News of this development was first made public during Minor League Baseball president Pat O'Conner's Opening Session speech during the 2010 Winter Meetings. The PBA extension was unanimously approved by the NAPBL the following month, and MLB owners quickly followed suit.

According to O'Conner, the PBA extension is a classic case of "It ain't broke, don't fix it."

"We tell our umpires, 'Sometimes you don't have to move to make a call,'" he said. "And that was the case here. Not moving was the right thing to do. ... But I think this is very big news. There were four years left on our current agreement, and now we've added six years on top of that.
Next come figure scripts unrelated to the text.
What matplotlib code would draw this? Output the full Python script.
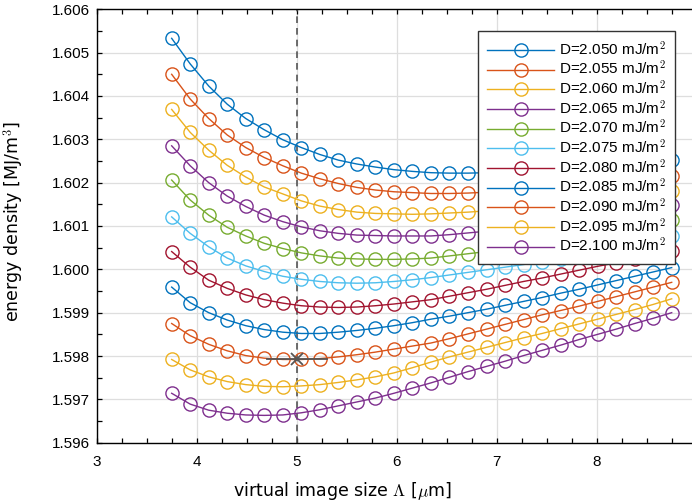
import matplotlib
matplotlib.use("Agg")
import matplotlib.pyplot as plt
from matplotlib.ticker import MultipleLocator, FormatStrFormatter

plt.rcParams['font.family'] = ['Liberation Sans', 'DejaVu Sans']
plt.rcParams['mathtext.fontset'] = 'cm'

# virtual image size [um]
lam = [3.7500, 3.9352, 4.1204, 4.3056, 4.4907, 4.6759, 4.8611, 5.0463, 5.2315, 5.4167,
       5.6019, 5.7870, 5.9722, 6.1574, 6.3426, 6.5278, 6.7130, 6.8981, 7.0833, 7.2685,
       7.4537, 7.6389, 7.8241, 8.0093, 8.1944, 8.3796, 8.5648, 8.7500]

d_values = ["2.050", "2.055", "2.060", "2.065", "2.070", "2.075",
            "2.080", "2.085", "2.090", "2.095", "2.100"]

e2050 = [1.60533, 1.60474, 1.60423, 1.60381, 1.60348, 1.60322, 1.60299, 1.60281, 1.60265, 1.60252,
         1.60243, 1.60236, 1.60230, 1.60226, 1.60223, 1.60222, 1.60222, 1.60223, 1.60224, 1.60226,
         1.60228, 1.60231, 1.60234, 1.60237, 1.60240, 1.60244, 1.60248, 1.60252]
e2055 = [1.60450, 1.60393, 1.60348, 1.60310, 1.60281, 1.60258, 1.60239, 1.60222, 1.60209, 1.60198,
         1.60189, 1.60183, 1.60179, 1.60177, 1.60175, 1.60175, 1.60176, 1.60178, 1.60180, 1.60183,
         1.60186, 1.60189, 1.60193, 1.60197, 1.60201, 1.60206, 1.60211, 1.60216]
e2060 = [1.60369, 1.60316, 1.60275, 1.60240, 1.60213, 1.60190, 1.60174, 1.60158, 1.60146, 1.60138,
         1.60132, 1.60129, 1.60128, 1.60127, 1.60128, 1.60130, 1.60132, 1.60135, 1.60138, 1.60142,
         1.60146, 1.60150, 1.60155, 1.60160, 1.60165, 1.60170, 1.60175, 1.60181]
e2065 = [1.60285, 1.60239, 1.60200, 1.60169, 1.60145, 1.60125, 1.60110, 1.60098, 1.60089, 1.60083,
         1.60079, 1.60078, 1.60077, 1.60077, 1.60077, 1.60080, 1.60084, 1.60088, 1.60092, 1.60097,
         1.60102, 1.60108, 1.60114, 1.60120, 1.60126, 1.60133, 1.60140, 1.60148]
e2070 = [1.60206, 1.60160, 1.60125, 1.60097, 1.60077, 1.60060, 1.60048, 1.60038, 1.60031, 1.60026,
         1.60024, 1.60023, 1.60023, 1.60024, 1.60026, 1.60031, 1.60036, 1.60041, 1.60047, 1.60053,
         1.60060, 1.60067, 1.60074, 1.60081, 1.60089, 1.60097, 1.60105, 1.60114]
e2075 = [1.60121, 1.60083, 1.60052, 1.60026, 1.60008, 1.59995, 1.59984, 1.59977, 1.59972, 1.59969,
         1.59968, 1.59969, 1.59972, 1.59976, 1.59981, 1.59987, 1.59993, 1.59999, 1.60005, 1.60011,
         1.60018, 1.60025, 1.60032, 1.60040, 1.60048, 1.60057, 1.60067, 1.60077]
e2080 = [1.60041, 1.60005, 1.59975, 1.59956, 1.59941, 1.59930, 1.59922, 1.59916, 1.59913, 1.59912,
         1.59913, 1.59916, 1.59920, 1.59925, 1.59930, 1.59938, 1.59946, 1.59954, 1.59963, 1.59972,
         1.59980, 1.59989, 1.59998, 1.60007, 1.60015, 1.60024, 1.60033, 1.60042]
e2085 = [1.59959, 1.59923, 1.59900, 1.59883, 1.59870, 1.59861, 1.59855, 1.59852, 1.59852, 1.59855,
         1.59859, 1.59864, 1.59870, 1.59877, 1.59885, 1.59892, 1.59900, 1.59908, 1.59917, 1.59926,
         1.59935, 1.59945, 1.59954, 1.59964, 1.59974, 1.59984, 1.59994, 1.60004]
e2090 = [1.59875, 1.59847, 1.59827, 1.59812, 1.59801, 1.59795, 1.59792, 1.59792, 1.59794, 1.59798,
         1.59803, 1.59809, 1.59816, 1.59823, 1.59830, 1.59840, 1.59851, 1.59862, 1.59873, 1.59884,
         1.59895, 1.59905, 1.59915, 1.59926, 1.59937, 1.59948, 1.59959, 1.59970]
e2095 = [1.59792, 1.59768, 1.59752, 1.59741, 1.59734, 1.59730, 1.59729, 1.59731, 1.59734, 1.59739,
         1.59745, 1.59752, 1.59761, 1.59773, 1.59786, 1.59798, 1.59809, 1.59820, 1.59831, 1.59842,
         1.59852, 1.59863, 1.59874, 1.59885, 1.59896, 1.59907, 1.59919, 1.59932]
e2100 = [1.59714, 1.59689, 1.59675, 1.59668, 1.59664, 1.59663, 1.59664, 1.59669, 1.59676, 1.59685,
         1.59694, 1.59703, 1.59714, 1.59726, 1.59738, 1.59751, 1.59764, 1.59776, 1.59788, 1.59801,
         1.59813, 1.59825, 1.59838, 1.59850, 1.59862, 1.59875, 1.59887, 1.59900]

series = [e2050, e2055, e2060, e2065, e2070, e2075, e2080, e2085, e2090, e2095, e2100]

x_ticks = [3, 4, 5, 6, 7, 8]

# chosen point
sel_x = 5.0
sel_y = 1.59792
sel_span = [4.70, 5.30]

colors = ["#0072bd", "#d95319", "#edb120", "#7e2f8e", "#77ac30", "#4dbeee", "#a2142f"]

fig = plt.figure(figsize=(6.92, 5.03), dpi=100)
ax = fig.add_axes([0.1397, 0.1199, 0.8671, 0.8616])

for k, (d, e) in enumerate(zip(d_values, series)):
    ax.plot(lam, e, color=colors[k % len(colors)], lw=1.0, marker='o', ms=9.5,
            mfc='none', mew=1.0, label=f"D={d} mJ/m$^2$", zorder=3)

ax.axvline(sel_x, color='#555555', ls='--', lw=1.2, dashes=(4, 3), zorder=2)
ax.plot(sel_span, [sel_y, sel_y], color='#555555', lw=1.3, zorder=4)
ax.plot([sel_x], [sel_y], marker='x', color='#555555', ms=9, mew=1.3, zorder=4)

ax.set_xlim(3, 9)
ax.set_ylim(1.596, 1.606)
ax.set_xticks(x_ticks)
ax.xaxis.set_minor_locator(MultipleLocator(0.25))
ax.yaxis.set_major_locator(MultipleLocator(0.001))
ax.yaxis.set_minor_locator(MultipleLocator(0.0005))
ax.yaxis.set_major_formatter(FormatStrFormatter('%.3f'))
ax.tick_params(which='both', direction='in', top=True, right=True, length=3.5,
               width=0.9, labelsize=11)
ax.tick_params(axis='x', pad=9)
ax.tick_params(axis='y', pad=5)
ax.grid(True, which='major', color='#dedede', lw=0.9)
ax.set_axisbelow(True)
for s in ax.spines.values():
    s.set_linewidth(1.0)

ax.set_xlabel(r"virtual image size $\Lambda$ [$\mu$m]", fontsize=12.5,
              family=['DejaVu Sans'])
ax.xaxis.set_label_coords(0.41, -0.085)
ax.set_ylabel(r"energy density [MJ/m$^3$]", fontsize=12.5, family=['DejaVu Sans'])
ax.yaxis.set_label_coords(-0.118, 0.51)

leg = ax.legend(loc='upper right', bbox_to_anchor=(0.9754, 0.9384),
                bbox_transform=fig.transFigure, borderaxespad=0, fontsize=11,
                handlelength=4.4, handletextpad=0.3, labelspacing=0.1,
                borderpad=0.6, fancybox=False, framealpha=1, edgecolor='#333333')
leg.get_frame().set_linewidth(1.0)

fig.savefig("out.png", dpi=100)
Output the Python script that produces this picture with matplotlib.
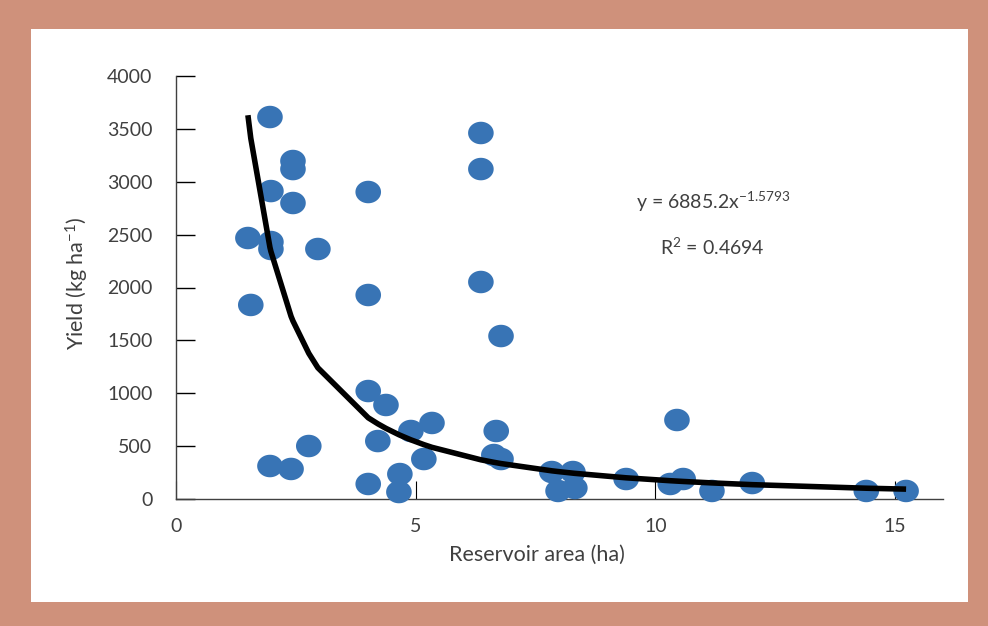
import numpy as np
import matplotlib
matplotlib.use("Agg")
import matplotlib.pyplot as plt
from matplotlib.path import Path
from matplotlib.patches import Rectangle

plt.rcParams['font.family'] = ['Lato', 'DejaVu Sans']
plt.rcParams['mathtext.fontset'] = 'custom'
plt.rcParams['mathtext.rm'] = 'Lato'
plt.rcParams['mathtext.it'] = 'Lato'
plt.rcParams['mathtext.default'] = 'regular'

# Data
area = [1.96, 1.98, 2.44, 2.44, 2.44, 1.50, 1.98, 1.98, 2.96, 1.56,
        4.01, 4.01, 4.01, 4.38, 4.21, 4.01, 1.96, 2.40, 2.77, 4.67,
        4.65, 4.90, 5.17, 5.34, 6.36, 6.36, 6.36, 6.78, 6.68, 6.63,
        6.78, 7.84, 7.97, 8.28, 8.32, 9.39, 10.31, 10.58, 10.45, 11.18,
        12.02, 14.40, 15.23]
yield_kg = [3612, 2912, 3196, 3120, 2799, 2468, 2430, 2364, 2364, 1835,
            2903, 1929, 1021, 889, 548, 142, 312, 284, 501, 236,
            66, 643, 378, 719, 3461, 3120, 2052, 1541, 643, 416,
            378, 255, 76, 255, 104, 189, 142, 189, 747, 76,
            151, 76, 76]
coef_a = 6885.2
coef_b = -1.5793
r2 = 0.4694
xticks = [0, 5, 10, 15]
yticks = list(range(0, 4001, 500))

W, H = 988, 626
fig = plt.figure(figsize=(W / 100, H / 100), dpi=100)
fig.patch.set_facecolor('#CF917B')
fig.patches.append(Rectangle((31 / W, 1 - 602 / H), (968 - 31) / W, (602 - 29) / H,
                             transform=fig.transFigure, facecolor='white',
                             edgecolor='none', zorder=-5))

ax = fig.add_axes([176 / W, 1 - 499 / H, (943 - 176) / W, (499 - 76) / H])
ax.set_zorder(2)
ax.set_facecolor('none')
ax.set_xlim(0, 16)
ax.set_ylim(0, 4000)

# ellipse marker
t = np.linspace(0, 2 * np.pi, 60)
ell = Path(np.column_stack([np.cos(t), 0.88 * np.sin(t)]), closed=True)
ax.scatter(area, yield_kg, marker=ell, s=340, color='#3874B5', edgecolors='none',
           zorder=3, clip_on=False)

xs = np.sort(np.array(area))
ax.plot(xs, coef_a * xs ** coef_b, color='black', lw=4.0, zorder=4,
        solid_capstyle='butt', clip_on=False)

for s in ['top', 'right']:
    ax.spines[s].set_visible(False)
for s in ['left', 'bottom']:
    ax.spines[s].set_color('#404040')
    ax.spines[s].set_linewidth(1.0)

ax.set_xticks(xticks)
ax.set_yticks(yticks)
ax.tick_params(axis='y', direction='in', length=14, width=1.0, color='black',
               pad=17, labelsize=14, labelcolor='#404040')
ax.tick_params(axis='x', direction='in', length=13, width=0.8, color='black',
               pad=14, labelsize=14, labelcolor='#404040')

fig.text(77 / W, 1 - 283 / H, 'Yield (kg ha$^{-1}$)', rotation=90, ha='center',
         va='center', fontsize=15.5, color='#404040')
fig.text(537 / W, 1 - 555 / H, 'Reservoir area (ha)', ha='center', va='center',
         fontsize=15.5, color='#404040')
fig.text(713 / W, 1 - 202 / H, 'y = %.1fx$^{%.4f}$' % (coef_a, coef_b), ha='center',
         va='center', fontsize=14, color='#404040')
fig.text(712 / W, 1 - 247 / H, 'R$^{2}$ = %.4f' % r2, ha='center', va='center',
         fontsize=14, color='#404040')

fig.savefig('out.png', dpi=100, facecolor=fig.get_facecolor())
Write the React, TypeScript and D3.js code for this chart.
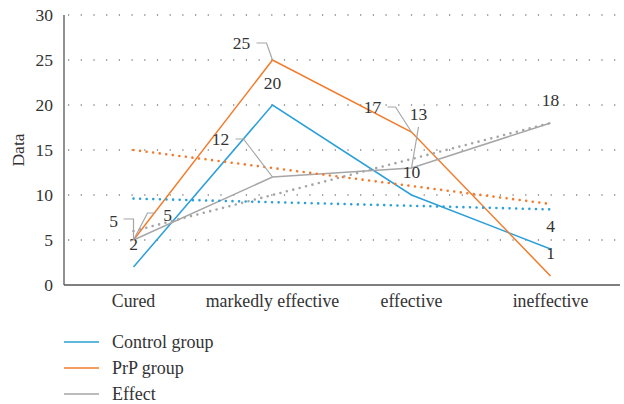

The fact that everyone is so comfortable with this speaks volumes about our relationship with Major League Baseball and speaks volumes about our stability as an industry.

"For us, that stability comes from the guarantee of 160 PDCs," he continued. "And we feel like we've been able to honor that commitment, because in nearly every case we've done a heck of a job with our facilities and operations and that's a very major thing."

The two previous Professional Baseball Agreements came about after extensive and sometimes contentious negotiations regarding PDCs, facility standards and revenue sharing, but Tuesday's announcement served as a clear indication that times have changed.

"I think that [MLB executive vice president of baseball operations] Jimmie Lee Solomon and I both realize that the heavy lifting has already been done, so why tempt fate?" said O'Conner. "We're both committed to working on this relationship on a daily basis, to maintain something that's fundamentally sound, fair and equitable."

The only change of any real substance in the new PBA is that the NAPBL has committed to a slight increase in the tax on ticket revenue that Minor League teams pay to Major League Baseball. O'Conner emphasized that the increase will be incremental, "escalating in a fair and equitable way, not so precipitous as to be painful."

"[The new PBA] is in recognition of the good, hard work that has been put in by both sides," he said. "Sometimes we get so absorbed in what our jobs are that we end up making changes that aren't needed. That wasn't the case here."

Benjamin Hill is a reporter for MLB.com.